- _GOAL_
Output the material below unchanged, apart from leaving out the pictures.
------------------------------------------------------------
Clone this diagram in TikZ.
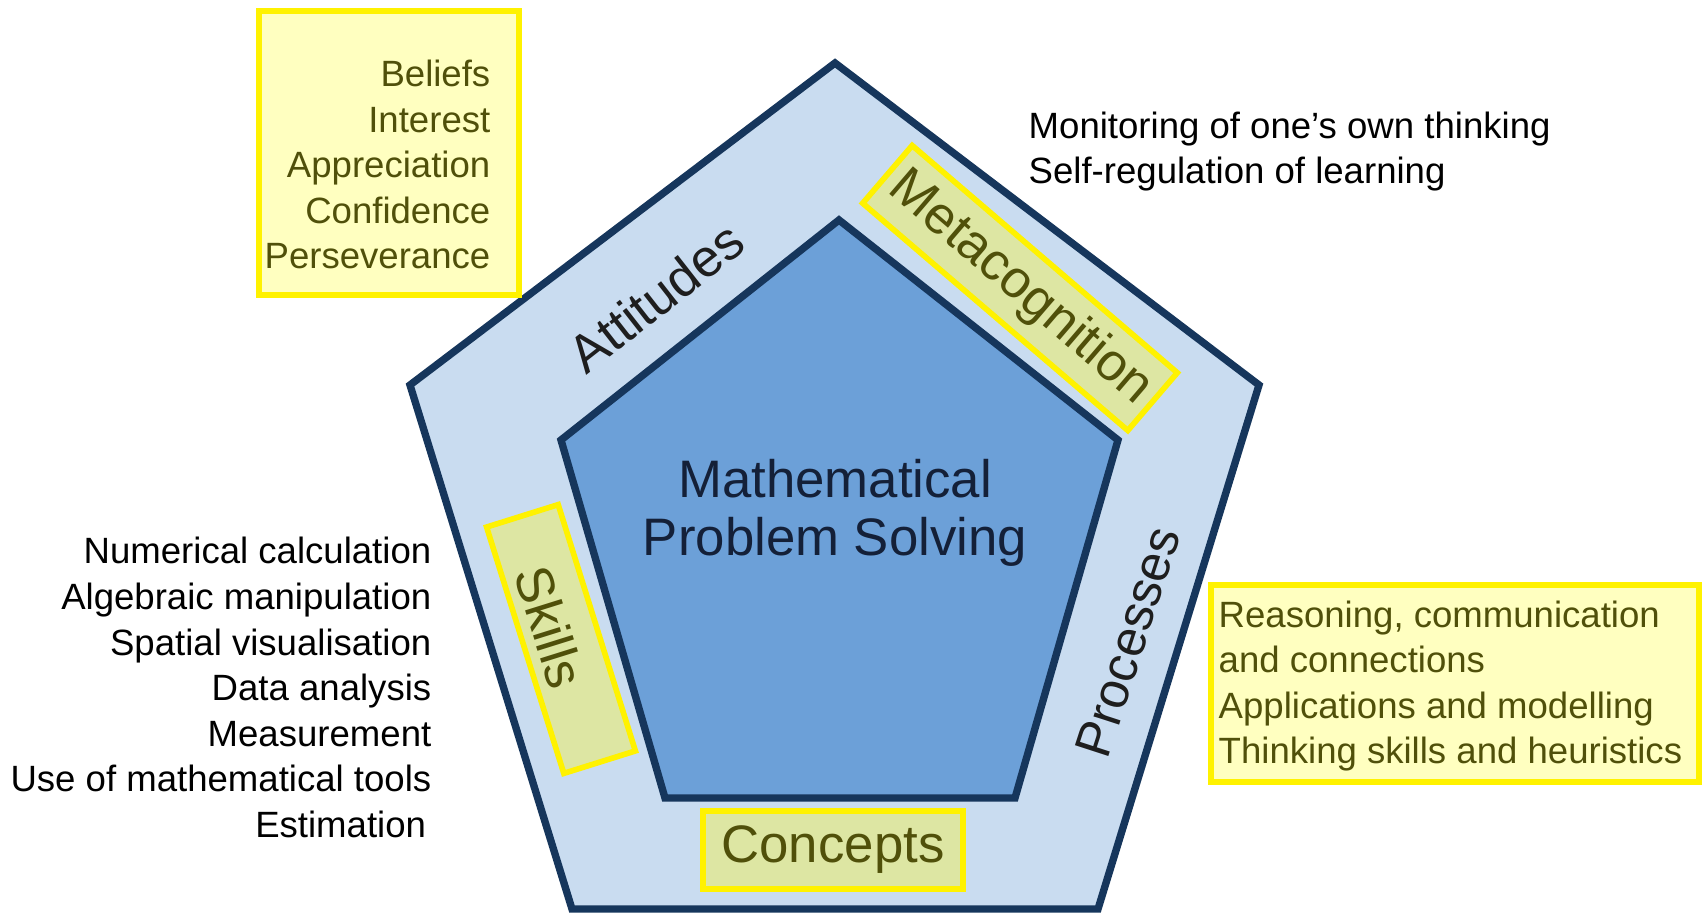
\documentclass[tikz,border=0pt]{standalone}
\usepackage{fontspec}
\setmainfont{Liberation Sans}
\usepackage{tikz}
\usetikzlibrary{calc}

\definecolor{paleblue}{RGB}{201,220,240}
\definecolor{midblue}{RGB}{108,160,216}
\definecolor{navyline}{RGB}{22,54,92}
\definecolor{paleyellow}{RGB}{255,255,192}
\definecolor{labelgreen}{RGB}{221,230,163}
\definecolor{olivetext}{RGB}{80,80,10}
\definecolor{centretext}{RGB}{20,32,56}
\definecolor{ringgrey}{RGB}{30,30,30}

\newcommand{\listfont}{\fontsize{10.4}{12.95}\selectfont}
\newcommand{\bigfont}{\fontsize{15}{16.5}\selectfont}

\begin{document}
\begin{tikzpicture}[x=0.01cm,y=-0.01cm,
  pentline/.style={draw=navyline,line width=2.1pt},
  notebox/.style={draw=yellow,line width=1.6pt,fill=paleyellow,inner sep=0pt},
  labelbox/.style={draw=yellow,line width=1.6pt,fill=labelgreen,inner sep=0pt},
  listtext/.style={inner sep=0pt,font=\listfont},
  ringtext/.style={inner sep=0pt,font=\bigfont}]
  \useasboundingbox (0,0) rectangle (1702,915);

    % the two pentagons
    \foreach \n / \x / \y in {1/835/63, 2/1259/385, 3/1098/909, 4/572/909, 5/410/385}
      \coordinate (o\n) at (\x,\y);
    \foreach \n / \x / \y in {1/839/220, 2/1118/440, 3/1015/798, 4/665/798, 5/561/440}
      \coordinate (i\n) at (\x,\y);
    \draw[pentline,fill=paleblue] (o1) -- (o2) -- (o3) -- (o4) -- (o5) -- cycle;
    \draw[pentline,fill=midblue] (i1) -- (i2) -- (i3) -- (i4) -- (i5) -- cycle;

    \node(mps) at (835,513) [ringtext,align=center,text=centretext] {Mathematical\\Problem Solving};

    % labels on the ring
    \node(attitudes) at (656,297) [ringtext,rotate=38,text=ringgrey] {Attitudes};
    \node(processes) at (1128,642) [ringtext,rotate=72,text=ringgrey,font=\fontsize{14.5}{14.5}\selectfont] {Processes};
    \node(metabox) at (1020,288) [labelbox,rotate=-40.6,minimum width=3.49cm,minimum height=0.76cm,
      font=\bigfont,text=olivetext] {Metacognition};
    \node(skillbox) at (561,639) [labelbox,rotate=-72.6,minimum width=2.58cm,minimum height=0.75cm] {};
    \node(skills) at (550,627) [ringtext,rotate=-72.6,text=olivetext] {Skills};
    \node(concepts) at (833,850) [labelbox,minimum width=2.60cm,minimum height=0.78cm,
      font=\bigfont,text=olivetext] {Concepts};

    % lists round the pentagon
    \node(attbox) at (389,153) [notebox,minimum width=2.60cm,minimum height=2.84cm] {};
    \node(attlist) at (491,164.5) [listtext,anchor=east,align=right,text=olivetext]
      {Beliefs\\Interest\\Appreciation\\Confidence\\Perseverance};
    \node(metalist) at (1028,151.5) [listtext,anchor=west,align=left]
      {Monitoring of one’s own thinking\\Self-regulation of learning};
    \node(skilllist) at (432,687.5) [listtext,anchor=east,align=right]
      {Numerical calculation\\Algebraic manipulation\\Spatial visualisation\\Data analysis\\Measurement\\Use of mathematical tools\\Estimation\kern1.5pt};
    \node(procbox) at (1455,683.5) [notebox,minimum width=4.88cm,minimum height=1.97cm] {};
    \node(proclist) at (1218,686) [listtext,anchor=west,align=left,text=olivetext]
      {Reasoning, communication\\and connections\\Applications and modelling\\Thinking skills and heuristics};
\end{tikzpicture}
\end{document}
------------------------------------------------------------
- _CORRECT RESPONSE_
Clone this diagram in TikZ.
\documentclass[tikz,border=0pt]{standalone}
\usepackage{fontspec}
\setmainfont{Liberation Sans}
\usepackage{tikz}
\usetikzlibrary{calc}

\definecolor{paleblue}{RGB}{201,220,240}
\definecolor{midblue}{RGB}{108,160,216}
\definecolor{navyline}{RGB}{22,54,92}
\definecolor{paleyellow}{RGB}{255,255,192}
\definecolor{labelgreen}{RGB}{221,230,163}
\definecolor{olivetext}{RGB}{80,80,10}
\definecolor{centretext}{RGB}{20,32,56}
\definecolor{ringgrey}{RGB}{30,30,30}

\newcommand{\listfont}{\fontsize{10.4}{12.95}\selectfont}
\newcommand{\bigfont}{\fontsize{15}{16.5}\selectfont}

\begin{document}
\begin{tikzpicture}[x=0.01cm,y=-0.01cm,
  pentline/.style={draw=navyline,line width=2.1pt},
  notebox/.style={draw=yellow,line width=1.6pt,fill=paleyellow,inner sep=0pt},
  labelbox/.style={draw=yellow,line width=1.6pt,fill=labelgreen,inner sep=0pt},
  listtext/.style={inner sep=0pt,font=\listfont},
  ringtext/.style={inner sep=0pt,font=\bigfont}]
  \useasboundingbox (0,0) rectangle (1702,915);

    % the two pentagons
    \foreach \n / \x / \y in {1/835/63, 2/1259/385, 3/1098/909, 4/572/909, 5/410/385}
      \coordinate (o\n) at (\x,\y);
    \foreach \n / \x / \y in {1/839/220, 2/1118/440, 3/1015/798, 4/665/798, 5/561/440}
      \coordinate (i\n) at (\x,\y);
    \draw[pentline,fill=paleblue] (o1) -- (o2) -- (o3) -- (o4) -- (o5) -- cycle;
    \draw[pentline,fill=midblue] (i1) -- (i2) -- (i3) -- (i4) -- (i5) -- cycle;

    \node(mps) at (835,513) [ringtext,align=center,text=centretext] {Mathematical\\Problem Solving};

    % labels on the ring
    \node(attitudes) at (656,297) [ringtext,rotate=38,text=ringgrey] {Attitudes};
    \node(processes) at (1128,642) [ringtext,rotate=72,text=ringgrey,font=\fontsize{14.5}{14.5}\selectfont] {Processes};
    \node(metabox) at (1020,288) [labelbox,rotate=-40.6,minimum width=3.49cm,minimum height=0.76cm,
      font=\bigfont,text=olivetext] {Metacognition};
    \node(skillbox) at (561,639) [labelbox,rotate=-72.6,minimum width=2.58cm,minimum height=0.75cm] {};
    \node(skills) at (550,627) [ringtext,rotate=-72.6,text=olivetext] {Skills};
    \node(concepts) at (833,850) [labelbox,minimum width=2.60cm,minimum height=0.78cm,
      font=\bigfont,text=olivetext] {Concepts};

    % lists round the pentagon
    \node(attbox) at (389,153) [notebox,minimum width=2.60cm,minimum height=2.84cm] {};
    \node(attlist) at (491,164.5) [listtext,anchor=east,align=right,text=olivetext]
      {Beliefs\\Interest\\Appreciation\\Confidence\\Perseverance};
    \node(metalist) at (1028,151.5) [listtext,anchor=west,align=left]
      {Monitoring of one’s own thinking\\Self-regulation of learning};
    \node(skilllist) at (432,687.5) [listtext,anchor=east,align=right]
      {Numerical calculation\\Algebraic manipulation\\Spatial visualisation\\Data analysis\\Measurement\\Use of mathematical tools\\Estimation\kern1.5pt};
    \node(procbox) at (1455,683.5) [notebox,minimum width=4.88cm,minimum height=1.97cm] {};
    \node(proclist) at (1218,686) [listtext,anchor=west,align=left,text=olivetext]
      {Reasoning, communication\\and connections\\Applications and modelling\\Thinking skills and heuristics};
\end{tikzpicture}
\end{document}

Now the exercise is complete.